Listen to the Computerworld TechCast: Remote Administration Trojans.

The world of malicious software is often divided into two types: viral and nonviral. Viruses are little bits of code that are buried in other codes. When the "host" codes are executed, the viruses replicate themselves and may attempt to do something destructive. In this, they behave much like biological viruses.

Worms are a kind of computer parasite considered to be part of the viral camp because they replicate and spread from computer to computer.



As with viruses, a worm's malicious act is often the very act of replication; they can overwhelm computer infrastructures by generating massive numbers of e-mails or requests for connections that servers can't handle.

Worms differ from viruses, though, in that they aren't just bits of code that exist in other files. They could be whole files—an entire Excel spreadsheet, for example. They replicate without the need for another program to be run.

Remote administration types are an example of another kind of nonviral malicious software, the Trojan horse, or more simply Trojan. The purpose of these programs isn't replication, but to penetrate and control. Named after the wooden creature that the citizens of ancient Troy were tricked into taking into their fortified city, they are programs that masquerade as one thing when in fact they are something else, usually something destructive.

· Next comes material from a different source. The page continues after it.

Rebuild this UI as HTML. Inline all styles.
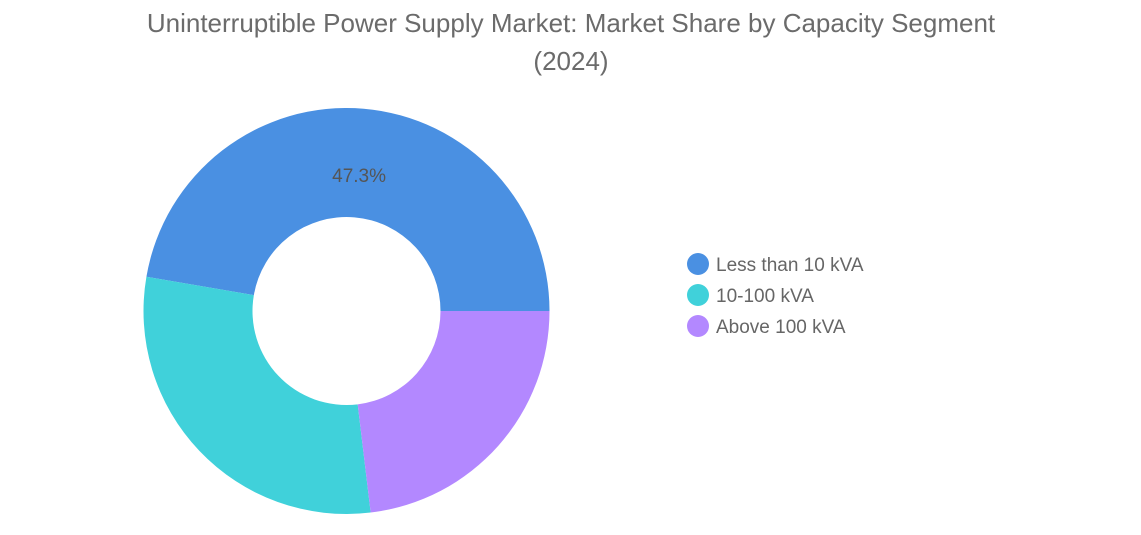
<!DOCTYPE html>
<html><head><meta charset="utf-8"><style>
html,body{margin:0;padding:0;background:#fff;width:1141px;height:535px;overflow:hidden;font-family:"Liberation Sans",sans-serif}
</style></head><body>
<svg width="1141" height="535">
<text x="571" y="32" text-anchor="middle" font-size="26" fill="#6b6b6b">Uninterruptible Power Supply Market: Market Share by Capacity Segment</text>
<text x="571" y="70" text-anchor="middle" font-size="26" fill="#6b6b6b">(2024)</text>
<g id="slices"></g>
<g id="legend"></g>
</svg>
<script>
const categories = ["Less than 10 kVA","10-100 kVA","Above 100 kVA"];
const values = [47.3, 29.6, 23.1];
const colors = ["#4a90e2","#40d1da","#b388ff"];
const cx=346.5, cy=311, R=203, r=94;
const NS="http://www.w3.org/2000/svg";
const total = values.reduce((a,b)=>a+b,0);
const sl=document.getElementById('slices');
let a0=0;
function pt(rad,ang){return [cx+rad*Math.cos(ang), cy-rad*Math.sin(ang)];}
values.forEach((v,i)=>{
  const a1=a0+v/total*2*Math.PI;
  const large=(a1-a0)>Math.PI?1:0;
  const p1=pt(R,a0),p2=pt(R,a1),p3=pt(r,a1),p4=pt(r,a0);
  const p=document.createElementNS(NS,'path');
  p.setAttribute('d',`M${p1} A${R},${R} 0 ${large} 0 ${p2} L${p3} A${r},${r} 0 ${large} 1 ${p4} Z`);
  p.setAttribute('fill',colors[i]);
  
  
  sl.appendChild(p);
  if(v>40){
    const m=(a0+a1)/2, lp=pt((R+r)/2,m);
    const t=document.createElementNS(NS,'text');
    t.setAttribute('x',lp[0]);t.setAttribute('y',lp[1]+19);
    t.setAttribute('text-anchor','middle');t.setAttribute('font-size','19');t.setAttribute('fill','#555');
    t.textContent=v.toFixed(1)+'%';
    
    
    sl.appendChild(t);
  }
  a0=a1;
});
const lg=document.getElementById('legend');
categories.forEach((c,i)=>{
  const y=264+i*31;
  const g=document.createElementNS(NS,'g');
  
  
  const ci=document.createElementNS(NS,'circle');
  ci.setAttribute('cx',698);ci.setAttribute('cy',y);ci.setAttribute('r',11);ci.setAttribute('fill',colors[i]);
  const t=document.createElementNS(NS,'text');
  t.setAttribute('x',716);t.setAttribute('y',y+7);t.setAttribute('font-size','19');t.setAttribute('fill','#666');
  t.textContent=c;
  g.appendChild(ci);g.appendChild(t);lg.appendChild(g);
});
</script>
</body></html>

There are a number of kinds of Trojans, including spybots, which report on the Web sites a computer user visits, and keybots or keyloggers, which record and report the user's keystrokes in order to discover passwords and other confidential information.

RATs attempt to give a remote intruder administrative control of an infected computer. They work as client/server pairs. The server resides on the infected machine, while the client resides elsewhere, across the network, where it's available to a remote intruder.

Using standard TCP/IP or UDP protocols, the client sends instructions to the server. The server does what it's told to do on the infected computer.

Trojans, including RATs, are usually downloaded inadvertently by even the most savvy users. Visiting the wrong Web site or clicking on the wrong hyperlink invites the unwanted Trojan in. RATs install themselves by exploiting weaknesses in standard programs and browsers.

Once they reside on a computer, RATs are hard to detect and remove. For Windows users, simply pressing Ctl-Alt-Delete won't expose RATs, because they operate in the background and don't appear in the task list.